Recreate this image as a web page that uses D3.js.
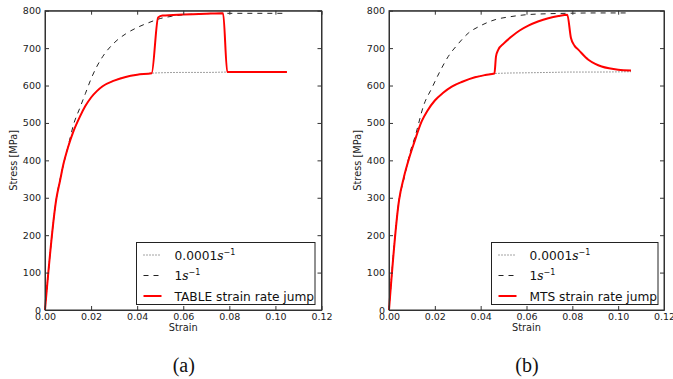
<!DOCTYPE html>
<html>
<head>
<meta charset="utf-8">
<script src="https://cdn.jsdelivr.net/npm/d3@7"></script>
<style>
  body { margin: 0; background: #fff; }
  svg { display: block; }
  .tick text { font-family: "DejaVu Sans", sans-serif; font-size: 9.5px; fill: #222; }
  .tick line, .domain { stroke: #333; }
</style>
</head>
<body>
<svg id="chart" width="673" height="379"></svg>
<script>
// x ticks and y ticks
const xTicks = [0, 0.02, 0.04, 0.06, 0.08, 0.10, 0.12]
const yTicks = [0, 100, 200, 300, 400, 500, 600, 700, 800]

// panel (a): TABLE model
const slowA = [[0,0],[0.005,300],[0.0065,345],[0.008,390],[0.01,435],[0.0125,480],[0.015,515],[0.0175,545],[0.02,568],[0.0225,585],[0.025,598],[0.03,613],[0.035,623],[0.04,629],[0.0463,633],[0.05,634],[0.06,635],[0.07,635],[0.08,636],[0.09,636],[0.105,636]]
const fastA = [[0,0],[0.005,300],[0.0075,375],[0.01,437],[0.0125,498],[0.015,538],[0.0175,578],[0.02,618],[0.0225,651],[0.025,677],[0.03,714],[0.035,738],[0.04,755],[0.045,768],[0.05,779],[0.055,785],[0.06,789],[0.07,792],[0.08,793],[0.09,793],[0.105,793]]
const jumpA = [[0,0],[0.005,300],[0.0065,345],[0.008,390],[0.01,435],[0.0125,480],[0.015,515],[0.0175,545],[0.02,568],[0.0225,585],[0.025,598],[0.03,613],[0.035,623],[0.04,629],[0.0463,633],[0.0491,782],[0.051,787],[0.06,790],[0.07,792],[0.0773,793],[0.0791,636],[0.09,636],[0.105,636]]

// panel (b): MTS model
const slowB = [[0,0],[0.0044,294],[0.0065,355],[0.0085,400],[0.0109,446],[0.0143,505],[0.0167,532],[0.02,560],[0.0235,580],[0.0274,597],[0.032,610],[0.0375,622],[0.042,628],[0.046,632],[0.05,633],[0.06,634],[0.07,635],[0.08,636],[0.09,636],[0.1056,637]]
const fastB = [[0,0],[0.0044,294],[0.0065,350],[0.0095,428],[0.0113,462],[0.0153,550],[0.0186,592],[0.022,635],[0.0259,678],[0.03,710],[0.0346,740],[0.04,760],[0.0463,776],[0.053,784],[0.0594,789],[0.07,792],[0.077,793],[0.09,794],[0.1037,794]]
const jumpB = [[0,0],[0.0044,294],[0.0065,355],[0.0085,400],[0.0109,446],[0.0143,505],[0.0167,532],[0.02,560],[0.0235,580],[0.0274,597],[0.032,610],[0.0375,622],[0.042,628],[0.046,632],[0.0467,678],[0.0477,696],[0.05,712],[0.0535,731],[0.057,747],[0.0608,760],[0.065,771],[0.0695,780],[0.074,786],[0.0778,789],[0.0794,727],[0.081,706],[0.0826,696],[0.087,669],[0.09,658],[0.0928,651],[0.096,646],[0.1,642],[0.1056,640]]

const panels = [
  { left: 45, right: 321.5, slow: slowA, fast: fastA, jump: jumpA, jumpLabel: 'TABLE strain rate jump', caption: '(a)', legendX: 136.5, legendW: 178.5 },
  { left: 389, right: 664, slow: slowB, fast: fastB, jump: jumpB, jumpLabel: 'MTS strain rate jump', caption: '(b)', legendX: 491.5, legendW: 166.5 }
]
const plotTop = 10.7, plotBottom = 310

const svg = d3.select('#chart')

panels.forEach(p => {
  const x = d3.scaleLinear().domain([0, 0.12]).range([p.left, p.right])
  const y = d3.scaleLinear().domain([0, 800]).range([plotBottom, plotTop])
  const g = svg.append('g')

  g.append('rect')
    .attr('x', p.left).attr('y', plotTop)
    .attr('width', p.right - p.left).attr('height', plotBottom - plotTop)
    .attr('fill', '#fff')

  const line = d3.line().x(d => x(d[0])).y(d => y(d[1])).curve(d3.curveMonotoneX)

  g.append('path').datum(p.slow)
    .attr('d', line).attr('fill', 'none')
    .attr('stroke', '#444').attr('stroke-width', 1).attr('stroke-dasharray', '1,2')
  g.append('path').datum(p.fast)
    .attr('d', line).attr('fill', 'none')
    .attr('stroke', '#222').attr('stroke-width', 1).attr('stroke-dasharray', '5,5')
  g.append('path').datum(p.jump)
    .attr('d', line).attr('fill', 'none')
    .attr('stroke', '#ff0000').attr('stroke-width', 2).attr('stroke-linejoin', 'round')

  // axes, ticks inward on all sides
  g.append('g').attr('transform', `translate(0,${plotBottom})`)
    .call(d3.axisBottom(x).tickValues(xTicks).tickFormat(d3.format('.2f')).tickSizeInner(-4).tickSizeOuter(0).tickPadding(3))
  g.append('g').attr('transform', `translate(0,${plotTop})`)
    .call(d3.axisTop(x).tickValues(xTicks).tickFormat('').tickSizeInner(-4).tickSizeOuter(0))
  g.append('g').attr('transform', `translate(${p.left},0)`)
    .call(d3.axisLeft(y).tickValues(yTicks).tickSizeInner(-4).tickSizeOuter(0).tickPadding(4))
  g.append('g').attr('transform', `translate(${p.right},0)`)
    .call(d3.axisRight(y).tickValues(yTicks).tickFormat('').tickSizeInner(-4).tickSizeOuter(0))

  g.append('rect')
    .attr('x', p.left).attr('y', plotTop)
    .attr('width', p.right - p.left).attr('height', plotBottom - plotTop)
    .attr('fill', 'none').attr('stroke', '#333').attr('stroke-width', 1)

  g.append('text')
    .attr('x', (p.left + p.right) / 2).attr('y', 331)
    .attr('text-anchor', 'middle')
    .style('font-family', 'DejaVu Sans, sans-serif').style('font-size', '9.8px').attr('fill', '#222')
    .text('Strain')

  g.append('text')
    .attr('transform', `translate(${p.left - 28},${(plotTop + plotBottom) / 2}) rotate(-90)`)
    .attr('text-anchor', 'middle')
    .style('font-family', 'DejaVu Sans, sans-serif').style('font-size', '9.8px').attr('fill', '#222')
    .text('Stress [MPa]')

  g.append('text')
    .attr('x', (p.left + p.right) / 2 + 0.5).attr('y', 372)
    .attr('text-anchor', 'middle')
    .style('font-family', 'Liberation Serif, serif').style('font-size', '20px').attr('fill', '#111')
    .text(p.caption)

  // legend
  const lg = g.append('g')
  lg.append('rect')
    .attr('x', p.legendX).attr('y', 242.5).attr('width', p.legendW).attr('height', 62)
    .attr('fill', '#fff').attr('stroke', '#222').attr('stroke-width', 1)
  const rows = [
    { y: 255, dash: '1,2', color: '#444', w: 1, label: '0.0001', sup: true },
    { y: 275.5, dash: '5,5', color: '#222', w: 1, label: '1', sup: true },
    { y: 296, dash: null, color: '#ff0000', w: 2, label: p.jumpLabel, sup: false }
  ]
  rows.forEach(r => {
    lg.append('line')
      .attr('x1', p.legendX + 7).attr('x2', p.legendX + 25)
      .attr('y1', r.y).attr('y2', r.y)
      .attr('stroke', r.color).attr('stroke-width', r.w)
      .attr('stroke-dasharray', r.dash)
    const t = lg.append('text')
      .attr('x', p.legendX + 38).attr('y', r.y + 4.5)
      .style('font-family', 'DejaVu Sans, sans-serif').style('font-size', '12.2px').attr('fill', '#111')
    t.append('tspan').text(r.label)
    if (r.sup) {
      t.append('tspan').style('font-family', 'DejaVu Serif, serif').style('font-style', 'italic').text('s')
      t.append('tspan').attr('dy', -5).style('font-size', '8px').text('\u22121')
    }
  })
})
</script>
</body>
</html>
□ □ □ □ □
**Stated problem**
Return each line of the data, keeping its wording exact and omitting pictures.

**In response**
Recreate this image as a web page that uses D3.js.
<!DOCTYPE html>
<html>
<head>
<meta charset="utf-8">
<script src="https://cdn.jsdelivr.net/npm/d3@7"></script>
<style>
  body { margin: 0; background: #fff; }
  svg { display: block; }
  .tick text { font-family: "DejaVu Sans", sans-serif; font-size: 9.5px; fill: #222; }
  .tick line, .domain { stroke: #333; }
</style>
</head>
<body>
<svg id="chart" width="673" height="379"></svg>
<script>
// x ticks and y ticks
const xTicks = [0, 0.02, 0.04, 0.06, 0.08, 0.10, 0.12]
const yTicks = [0, 100, 200, 300, 400, 500, 600, 700, 800]

// panel (a): TABLE model
const slowA = [[0,0],[0.005,300],[0.0065,345],[0.008,390],[0.01,435],[0.0125,480],[0.015,515],[0.0175,545],[0.02,568],[0.0225,585],[0.025,598],[0.03,613],[0.035,623],[0.04,629],[0.0463,633],[0.05,634],[0.06,635],[0.07,635],[0.08,636],[0.09,636],[0.105,636]]
const fastA = [[0,0],[0.005,300],[0.0075,375],[0.01,437],[0.0125,498],[0.015,538],[0.0175,578],[0.02,618],[0.0225,651],[0.025,677],[0.03,714],[0.035,738],[0.04,755],[0.045,768],[0.05,779],[0.055,785],[0.06,789],[0.07,792],[0.08,793],[0.09,793],[0.105,793]]
const jumpA = [[0,0],[0.005,300],[0.0065,345],[0.008,390],[0.01,435],[0.0125,480],[0.015,515],[0.0175,545],[0.02,568],[0.0225,585],[0.025,598],[0.03,613],[0.035,623],[0.04,629],[0.0463,633],[0.0491,782],[0.051,787],[0.06,790],[0.07,792],[0.0773,793],[0.0791,636],[0.09,636],[0.105,636]]

// panel (b): MTS model
const slowB = [[0,0],[0.0044,294],[0.0065,355],[0.0085,400],[0.0109,446],[0.0143,505],[0.0167,532],[0.02,560],[0.0235,580],[0.0274,597],[0.032,610],[0.0375,622],[0.042,628],[0.046,632],[0.05,633],[0.06,634],[0.07,635],[0.08,636],[0.09,636],[0.1056,637]]
const fastB = [[0,0],[0.0044,294],[0.0065,350],[0.0095,428],[0.0113,462],[0.0153,550],[0.0186,592],[0.022,635],[0.0259,678],[0.03,710],[0.0346,740],[0.04,760],[0.0463,776],[0.053,784],[0.0594,789],[0.07,792],[0.077,793],[0.09,794],[0.1037,794]]
const jumpB = [[0,0],[0.0044,294],[0.0065,355],[0.0085,400],[0.0109,446],[0.0143,505],[0.0167,532],[0.02,560],[0.0235,580],[0.0274,597],[0.032,610],[0.0375,622],[0.042,628],[0.046,632],[0.0467,678],[0.0477,696],[0.05,712],[0.0535,731],[0.057,747],[0.0608,760],[0.065,771],[0.0695,780],[0.074,786],[0.0778,789],[0.0794,727],[0.081,706],[0.0826,696],[0.087,669],[0.09,658],[0.0928,651],[0.096,646],[0.1,642],[0.1056,640]]

const panels = [
  { left: 45, right: 321.5, slow: slowA, fast: fastA, jump: jumpA, jumpLabel: 'TABLE strain rate jump', caption: '(a)', legendX: 136.5, legendW: 178.5 },
  { left: 389, right: 664, slow: slowB, fast: fastB, jump: jumpB, jumpLabel: 'MTS strain rate jump', caption: '(b)', legendX: 491.5, legendW: 166.5 }
]
const plotTop = 10.7, plotBottom = 310

const svg = d3.select('#chart')

panels.forEach(p => {
  const x = d3.scaleLinear().domain([0, 0.12]).range([p.left, p.right])
  const y = d3.scaleLinear().domain([0, 800]).range([plotBottom, plotTop])
  const g = svg.append('g')

  g.append('rect')
    .attr('x', p.left).attr('y', plotTop)
    .attr('width', p.right - p.left).attr('height', plotBottom - plotTop)
    .attr('fill', '#fff')

  const line = d3.line().x(d => x(d[0])).y(d => y(d[1])).curve(d3.curveMonotoneX)

  g.append('path').datum(p.slow)
    .attr('d', line).attr('fill', 'none')
    .attr('stroke', '#444').attr('stroke-width', 1).attr('stroke-dasharray', '1,2')
  g.append('path').datum(p.fast)
    .attr('d', line).attr('fill', 'none')
    .attr('stroke', '#222').attr('stroke-width', 1).attr('stroke-dasharray', '5,5')
  g.append('path').datum(p.jump)
    .attr('d', line).attr('fill', 'none')
    .attr('stroke', '#ff0000').attr('stroke-width', 2).attr('stroke-linejoin', 'round')

  // axes, ticks inward on all sides
  g.append('g').attr('transform', `translate(0,${plotBottom})`)
    .call(d3.axisBottom(x).tickValues(xTicks).tickFormat(d3.format('.2f')).tickSizeInner(-4).tickSizeOuter(0).tickPadding(3))
  g.append('g').attr('transform', `translate(0,${plotTop})`)
    .call(d3.axisTop(x).tickValues(xTicks).tickFormat('').tickSizeInner(-4).tickSizeOuter(0))
  g.append('g').attr('transform', `translate(${p.left},0)`)
    .call(d3.axisLeft(y).tickValues(yTicks).tickSizeInner(-4).tickSizeOuter(0).tickPadding(4))
  g.append('g').attr('transform', `translate(${p.right},0)`)
    .call(d3.axisRight(y).tickValues(yTicks).tickFormat('').tickSizeInner(-4).tickSizeOuter(0))

  g.append('rect')
    .attr('x', p.left).attr('y', plotTop)
    .attr('width', p.right - p.left).attr('height', plotBottom - plotTop)
    .attr('fill', 'none').attr('stroke', '#333').attr('stroke-width', 1)

  g.append('text')
    .attr('x', (p.left + p.right) / 2).attr('y', 331)
    .attr('text-anchor', 'middle')
    .style('font-family', 'DejaVu Sans, sans-serif').style('font-size', '9.8px').attr('fill', '#222')
    .text('Strain')

  g.append('text')
    .attr('transform', `translate(${p.left - 28},${(plotTop + plotBottom) / 2}) rotate(-90)`)
    .attr('text-anchor', 'middle')
    .style('font-family', 'DejaVu Sans, sans-serif').style('font-size', '9.8px').attr('fill', '#222')
    .text('Stress [MPa]')

  g.append('text')
    .attr('x', (p.left + p.right) / 2 + 0.5).attr('y', 372)
    .attr('text-anchor', 'middle')
    .style('font-family', 'Liberation Serif, serif').style('font-size', '20px').attr('fill', '#111')
    .text(p.caption)

  // legend
  const lg = g.append('g')
  lg.append('rect')
    .attr('x', p.legendX).attr('y', 242.5).attr('width', p.legendW).attr('height', 62)
    .attr('fill', '#fff').attr('stroke', '#222').attr('stroke-width', 1)
  const rows = [
    { y: 255, dash: '1,2', color: '#444', w: 1, label: '0.0001', sup: true },
    { y: 275.5, dash: '5,5', color: '#222', w: 1, label: '1', sup: true },
    { y: 296, dash: null, color: '#ff0000', w: 2, label: p.jumpLabel, sup: false }
  ]
  rows.forEach(r => {
    lg.append('line')
      .attr('x1', p.legendX + 7).attr('x2', p.legendX + 25)
      .attr('y1', r.y).attr('y2', r.y)
      .attr('stroke', r.color).attr('stroke-width', r.w)
      .attr('stroke-dasharray', r.dash)
    const t = lg.append('text')
      .attr('x', p.legendX + 38).attr('y', r.y + 4.5)
      .style('font-family', 'DejaVu Sans, sans-serif').style('font-size', '12.2px').attr('fill', '#111')
    t.append('tspan').text(r.label)
    if (r.sup) {
      t.append('tspan').style('font-family', 'DejaVu Serif, serif').style('font-style', 'italic').text('s')
      t.append('tspan').attr('dy', -5).style('font-size', '8px').text('\u22121')
    }
  })
})
</script>
</body>
</html>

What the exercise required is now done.